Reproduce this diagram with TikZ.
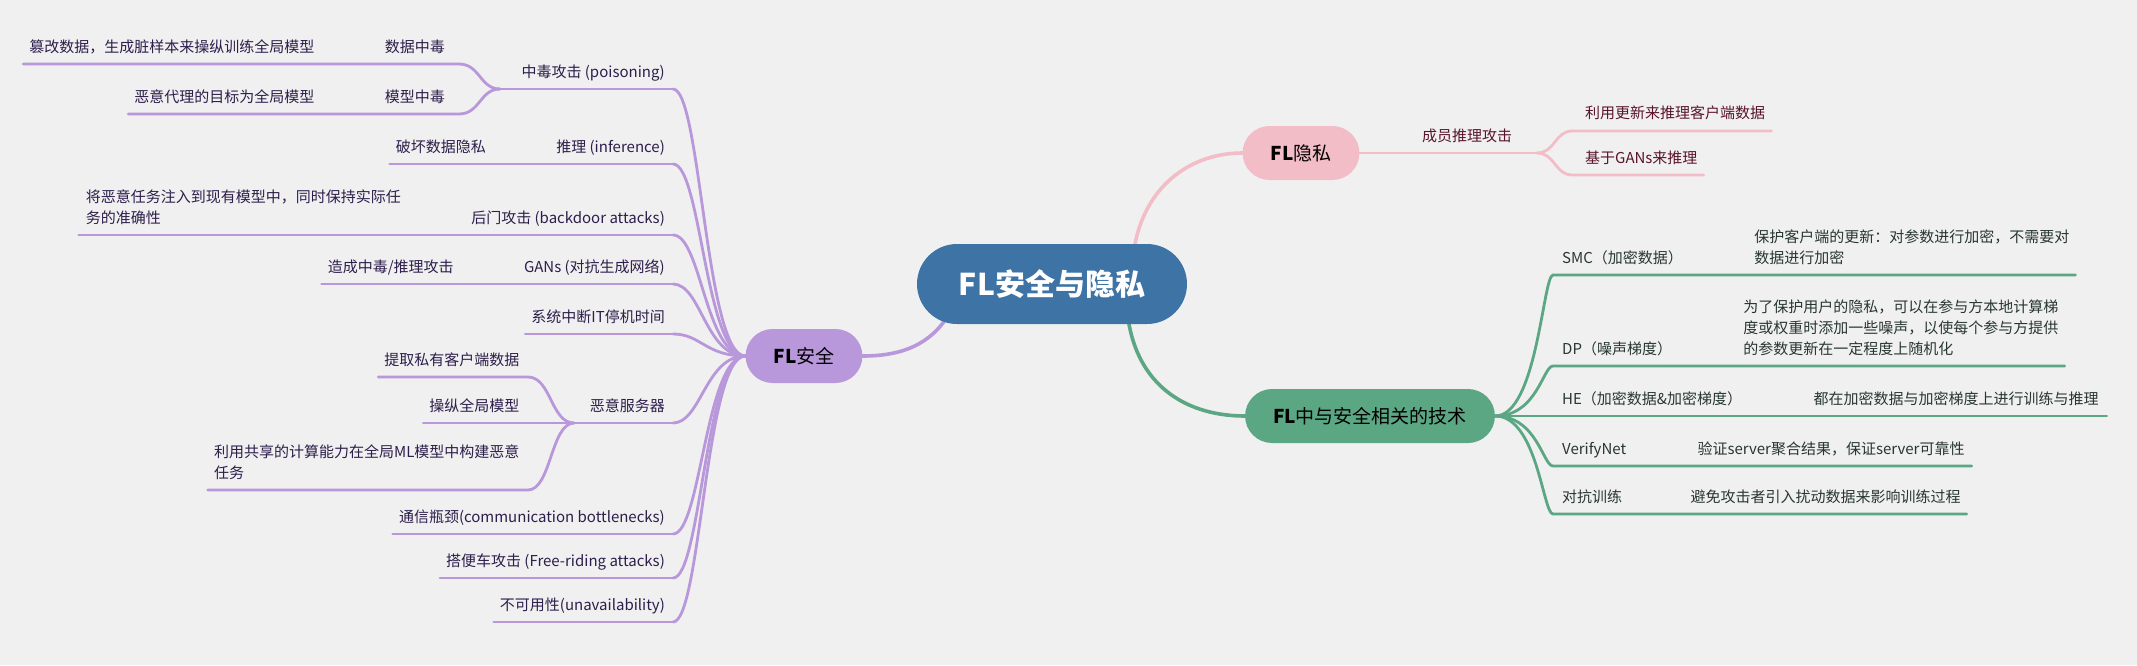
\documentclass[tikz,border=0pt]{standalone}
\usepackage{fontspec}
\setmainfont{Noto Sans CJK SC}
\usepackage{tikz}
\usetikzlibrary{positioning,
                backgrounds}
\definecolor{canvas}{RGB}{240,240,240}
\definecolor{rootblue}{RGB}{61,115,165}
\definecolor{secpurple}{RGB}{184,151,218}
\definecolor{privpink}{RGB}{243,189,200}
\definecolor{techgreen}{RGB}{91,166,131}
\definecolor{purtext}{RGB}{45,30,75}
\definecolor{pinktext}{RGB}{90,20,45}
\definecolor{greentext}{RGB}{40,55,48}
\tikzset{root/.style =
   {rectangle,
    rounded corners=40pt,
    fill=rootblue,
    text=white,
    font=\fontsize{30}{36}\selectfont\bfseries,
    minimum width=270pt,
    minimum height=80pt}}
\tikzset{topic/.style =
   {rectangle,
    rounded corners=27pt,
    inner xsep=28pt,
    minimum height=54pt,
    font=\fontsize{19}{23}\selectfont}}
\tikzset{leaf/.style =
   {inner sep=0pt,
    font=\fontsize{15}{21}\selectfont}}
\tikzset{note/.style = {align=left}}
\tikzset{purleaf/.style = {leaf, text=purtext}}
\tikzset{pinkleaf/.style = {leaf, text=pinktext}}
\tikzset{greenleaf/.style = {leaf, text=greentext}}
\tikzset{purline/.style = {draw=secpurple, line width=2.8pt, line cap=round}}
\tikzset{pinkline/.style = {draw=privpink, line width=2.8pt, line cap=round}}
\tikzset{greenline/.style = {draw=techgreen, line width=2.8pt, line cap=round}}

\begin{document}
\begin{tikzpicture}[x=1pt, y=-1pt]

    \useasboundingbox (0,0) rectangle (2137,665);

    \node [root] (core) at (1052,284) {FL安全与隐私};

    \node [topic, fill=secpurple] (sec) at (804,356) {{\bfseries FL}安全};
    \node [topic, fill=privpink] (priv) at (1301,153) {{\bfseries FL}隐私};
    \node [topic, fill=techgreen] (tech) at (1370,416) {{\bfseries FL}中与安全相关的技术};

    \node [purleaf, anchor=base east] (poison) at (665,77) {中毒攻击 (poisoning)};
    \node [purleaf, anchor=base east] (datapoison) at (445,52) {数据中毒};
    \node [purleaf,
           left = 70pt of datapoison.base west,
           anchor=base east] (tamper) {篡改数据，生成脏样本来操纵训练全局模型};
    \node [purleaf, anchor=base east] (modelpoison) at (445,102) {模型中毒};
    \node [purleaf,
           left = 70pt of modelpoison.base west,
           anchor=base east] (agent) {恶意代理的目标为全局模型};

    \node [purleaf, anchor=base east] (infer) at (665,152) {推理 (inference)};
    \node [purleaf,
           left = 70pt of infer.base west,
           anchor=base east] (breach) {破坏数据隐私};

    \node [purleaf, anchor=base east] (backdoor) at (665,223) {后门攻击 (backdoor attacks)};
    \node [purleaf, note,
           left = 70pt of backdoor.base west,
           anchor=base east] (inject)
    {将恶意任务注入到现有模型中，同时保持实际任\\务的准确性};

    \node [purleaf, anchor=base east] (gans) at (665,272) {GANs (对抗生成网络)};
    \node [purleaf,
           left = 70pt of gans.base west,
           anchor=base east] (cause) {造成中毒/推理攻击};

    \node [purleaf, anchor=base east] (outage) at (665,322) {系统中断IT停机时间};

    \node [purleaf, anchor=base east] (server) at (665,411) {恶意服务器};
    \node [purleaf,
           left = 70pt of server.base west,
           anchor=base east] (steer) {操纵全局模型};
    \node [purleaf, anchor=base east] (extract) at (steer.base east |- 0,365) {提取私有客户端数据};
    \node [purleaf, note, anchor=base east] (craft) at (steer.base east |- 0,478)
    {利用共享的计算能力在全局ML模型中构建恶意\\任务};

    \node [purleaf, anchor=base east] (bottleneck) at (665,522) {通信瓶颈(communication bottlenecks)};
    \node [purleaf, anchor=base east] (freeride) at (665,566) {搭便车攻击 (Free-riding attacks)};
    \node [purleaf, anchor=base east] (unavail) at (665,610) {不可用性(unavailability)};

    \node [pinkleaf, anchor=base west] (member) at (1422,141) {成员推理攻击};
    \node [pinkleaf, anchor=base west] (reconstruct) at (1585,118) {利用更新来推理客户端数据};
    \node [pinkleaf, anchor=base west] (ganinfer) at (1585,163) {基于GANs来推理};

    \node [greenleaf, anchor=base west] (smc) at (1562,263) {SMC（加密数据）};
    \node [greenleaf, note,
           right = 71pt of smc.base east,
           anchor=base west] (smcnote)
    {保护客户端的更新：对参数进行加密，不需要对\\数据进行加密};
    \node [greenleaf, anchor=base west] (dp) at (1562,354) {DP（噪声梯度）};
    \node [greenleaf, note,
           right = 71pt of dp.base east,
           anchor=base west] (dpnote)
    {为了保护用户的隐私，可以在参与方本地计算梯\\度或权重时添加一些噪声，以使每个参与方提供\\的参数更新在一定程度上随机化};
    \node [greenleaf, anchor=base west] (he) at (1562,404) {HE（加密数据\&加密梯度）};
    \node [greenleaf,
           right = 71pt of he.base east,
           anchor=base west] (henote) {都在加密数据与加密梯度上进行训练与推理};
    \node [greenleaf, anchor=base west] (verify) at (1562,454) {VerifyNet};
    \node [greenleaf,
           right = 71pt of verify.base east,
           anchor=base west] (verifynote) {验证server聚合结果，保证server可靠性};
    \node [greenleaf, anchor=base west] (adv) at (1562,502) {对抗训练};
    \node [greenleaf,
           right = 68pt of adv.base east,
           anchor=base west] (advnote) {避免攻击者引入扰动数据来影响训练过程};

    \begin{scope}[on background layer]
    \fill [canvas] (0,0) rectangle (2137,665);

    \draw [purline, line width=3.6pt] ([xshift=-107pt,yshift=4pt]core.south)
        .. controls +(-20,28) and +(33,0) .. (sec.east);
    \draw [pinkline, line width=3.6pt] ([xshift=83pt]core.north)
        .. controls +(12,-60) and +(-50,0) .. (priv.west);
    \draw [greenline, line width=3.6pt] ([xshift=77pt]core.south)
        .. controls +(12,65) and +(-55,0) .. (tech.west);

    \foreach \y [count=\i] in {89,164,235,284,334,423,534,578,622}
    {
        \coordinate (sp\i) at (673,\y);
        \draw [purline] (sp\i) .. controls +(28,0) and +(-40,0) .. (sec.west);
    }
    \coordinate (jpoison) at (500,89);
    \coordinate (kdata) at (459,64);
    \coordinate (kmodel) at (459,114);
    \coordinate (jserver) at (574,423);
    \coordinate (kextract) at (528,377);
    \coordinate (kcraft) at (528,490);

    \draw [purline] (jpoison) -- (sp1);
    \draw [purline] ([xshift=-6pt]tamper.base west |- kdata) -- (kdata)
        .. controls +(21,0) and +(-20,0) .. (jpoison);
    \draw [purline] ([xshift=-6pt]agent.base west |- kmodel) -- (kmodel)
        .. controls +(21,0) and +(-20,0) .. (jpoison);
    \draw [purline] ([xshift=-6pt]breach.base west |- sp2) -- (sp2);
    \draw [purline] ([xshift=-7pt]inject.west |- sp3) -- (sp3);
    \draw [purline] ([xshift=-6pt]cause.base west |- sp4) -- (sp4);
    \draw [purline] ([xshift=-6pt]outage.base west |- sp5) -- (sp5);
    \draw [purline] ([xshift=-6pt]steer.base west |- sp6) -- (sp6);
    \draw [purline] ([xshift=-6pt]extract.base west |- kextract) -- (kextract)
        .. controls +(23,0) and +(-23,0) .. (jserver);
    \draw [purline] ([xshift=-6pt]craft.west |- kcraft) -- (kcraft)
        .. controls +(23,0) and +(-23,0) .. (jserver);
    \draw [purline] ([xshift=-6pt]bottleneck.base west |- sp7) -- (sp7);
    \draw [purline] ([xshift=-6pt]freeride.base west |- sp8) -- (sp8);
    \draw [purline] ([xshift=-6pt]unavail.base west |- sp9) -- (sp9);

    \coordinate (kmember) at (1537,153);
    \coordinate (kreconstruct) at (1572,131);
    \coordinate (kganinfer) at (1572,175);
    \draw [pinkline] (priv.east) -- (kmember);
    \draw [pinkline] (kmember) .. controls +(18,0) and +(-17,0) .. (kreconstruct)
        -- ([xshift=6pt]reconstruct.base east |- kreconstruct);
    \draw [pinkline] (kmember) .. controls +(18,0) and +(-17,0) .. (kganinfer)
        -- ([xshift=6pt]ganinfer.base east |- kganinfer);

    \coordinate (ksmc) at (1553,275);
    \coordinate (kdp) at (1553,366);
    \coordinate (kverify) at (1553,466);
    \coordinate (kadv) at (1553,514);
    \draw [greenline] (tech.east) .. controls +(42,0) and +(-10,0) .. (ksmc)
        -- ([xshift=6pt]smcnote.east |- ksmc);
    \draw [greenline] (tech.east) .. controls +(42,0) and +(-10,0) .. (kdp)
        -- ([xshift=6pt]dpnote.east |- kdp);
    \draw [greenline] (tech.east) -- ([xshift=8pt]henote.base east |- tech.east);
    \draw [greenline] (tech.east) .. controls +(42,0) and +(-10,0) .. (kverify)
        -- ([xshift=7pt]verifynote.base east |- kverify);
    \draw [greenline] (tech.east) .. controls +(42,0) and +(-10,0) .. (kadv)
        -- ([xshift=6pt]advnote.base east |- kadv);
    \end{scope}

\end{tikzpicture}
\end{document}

#####

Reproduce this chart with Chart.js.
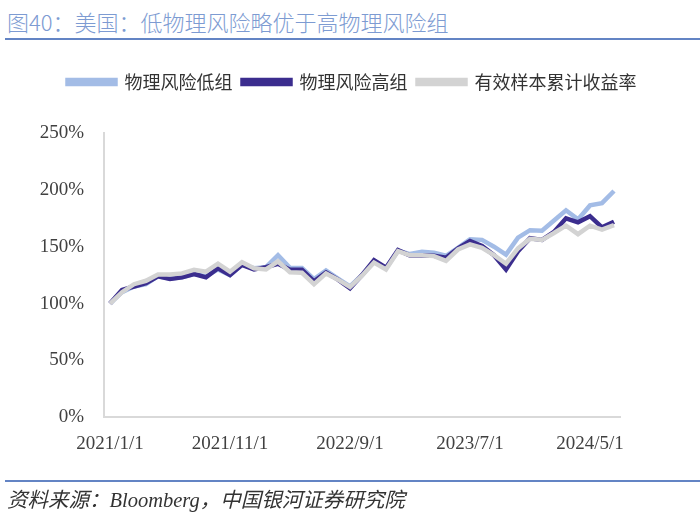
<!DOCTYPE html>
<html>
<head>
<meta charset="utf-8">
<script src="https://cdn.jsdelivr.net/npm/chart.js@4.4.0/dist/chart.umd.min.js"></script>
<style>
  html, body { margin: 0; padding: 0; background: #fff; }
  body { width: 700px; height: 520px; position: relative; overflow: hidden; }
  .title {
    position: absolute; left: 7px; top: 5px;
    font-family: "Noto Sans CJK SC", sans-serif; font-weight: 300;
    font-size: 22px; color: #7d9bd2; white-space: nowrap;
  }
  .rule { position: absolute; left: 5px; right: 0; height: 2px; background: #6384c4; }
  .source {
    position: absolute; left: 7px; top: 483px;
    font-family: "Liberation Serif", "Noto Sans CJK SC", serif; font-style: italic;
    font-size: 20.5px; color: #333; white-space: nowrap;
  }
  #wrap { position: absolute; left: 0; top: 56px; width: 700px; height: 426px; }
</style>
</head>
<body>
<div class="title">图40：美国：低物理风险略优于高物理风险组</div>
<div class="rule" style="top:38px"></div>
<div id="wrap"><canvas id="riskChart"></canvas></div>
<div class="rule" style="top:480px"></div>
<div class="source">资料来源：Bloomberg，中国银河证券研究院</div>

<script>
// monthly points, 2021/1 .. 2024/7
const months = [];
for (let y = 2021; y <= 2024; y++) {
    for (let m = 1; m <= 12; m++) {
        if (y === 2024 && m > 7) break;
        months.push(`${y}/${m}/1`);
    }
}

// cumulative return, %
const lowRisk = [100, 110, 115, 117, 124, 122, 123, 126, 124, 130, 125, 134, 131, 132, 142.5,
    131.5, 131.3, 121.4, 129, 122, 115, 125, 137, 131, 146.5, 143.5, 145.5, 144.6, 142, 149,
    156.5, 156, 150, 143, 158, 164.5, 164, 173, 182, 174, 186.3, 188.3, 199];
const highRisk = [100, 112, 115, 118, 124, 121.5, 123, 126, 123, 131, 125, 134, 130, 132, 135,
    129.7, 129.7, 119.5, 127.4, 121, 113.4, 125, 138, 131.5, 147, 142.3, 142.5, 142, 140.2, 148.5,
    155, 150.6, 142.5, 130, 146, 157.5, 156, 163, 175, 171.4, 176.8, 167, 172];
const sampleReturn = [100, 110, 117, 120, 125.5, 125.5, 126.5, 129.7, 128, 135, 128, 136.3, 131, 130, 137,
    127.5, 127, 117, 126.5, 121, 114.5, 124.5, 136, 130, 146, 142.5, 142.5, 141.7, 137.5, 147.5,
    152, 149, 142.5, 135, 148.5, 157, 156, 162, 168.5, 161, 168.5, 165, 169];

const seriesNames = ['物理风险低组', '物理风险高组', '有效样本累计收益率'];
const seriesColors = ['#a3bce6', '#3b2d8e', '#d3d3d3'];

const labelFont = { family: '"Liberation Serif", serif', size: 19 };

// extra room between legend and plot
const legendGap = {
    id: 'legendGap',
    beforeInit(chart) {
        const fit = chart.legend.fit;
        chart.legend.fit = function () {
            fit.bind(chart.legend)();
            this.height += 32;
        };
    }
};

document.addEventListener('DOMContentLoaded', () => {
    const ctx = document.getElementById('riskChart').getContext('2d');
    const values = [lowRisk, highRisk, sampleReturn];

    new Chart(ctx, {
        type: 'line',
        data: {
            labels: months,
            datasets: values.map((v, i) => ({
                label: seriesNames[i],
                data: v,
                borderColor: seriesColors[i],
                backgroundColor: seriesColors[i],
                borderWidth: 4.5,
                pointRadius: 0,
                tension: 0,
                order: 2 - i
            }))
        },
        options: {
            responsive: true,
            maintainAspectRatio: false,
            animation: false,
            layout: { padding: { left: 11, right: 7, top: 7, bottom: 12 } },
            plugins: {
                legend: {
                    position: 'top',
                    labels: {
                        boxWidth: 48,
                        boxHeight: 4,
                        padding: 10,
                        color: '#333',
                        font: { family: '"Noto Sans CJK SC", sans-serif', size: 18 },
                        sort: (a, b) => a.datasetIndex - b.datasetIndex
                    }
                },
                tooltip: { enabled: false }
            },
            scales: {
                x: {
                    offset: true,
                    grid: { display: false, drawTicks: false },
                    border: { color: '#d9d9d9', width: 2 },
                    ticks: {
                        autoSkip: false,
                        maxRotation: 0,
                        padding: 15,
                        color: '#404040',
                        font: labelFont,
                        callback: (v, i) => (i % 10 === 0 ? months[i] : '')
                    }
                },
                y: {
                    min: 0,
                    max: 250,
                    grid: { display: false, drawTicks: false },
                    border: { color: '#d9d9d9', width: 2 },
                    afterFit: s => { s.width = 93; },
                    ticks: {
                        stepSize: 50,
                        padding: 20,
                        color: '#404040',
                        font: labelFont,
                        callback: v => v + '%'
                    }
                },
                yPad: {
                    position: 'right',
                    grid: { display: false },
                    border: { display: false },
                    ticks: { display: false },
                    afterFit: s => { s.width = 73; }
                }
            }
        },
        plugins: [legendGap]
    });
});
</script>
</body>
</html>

#####

◆ What to do: Every line in the data that holds "with" should be copied out.

◆ Finished task:
Reproduce this diagram with TikZ.
Reproduce this chart with Chart.js.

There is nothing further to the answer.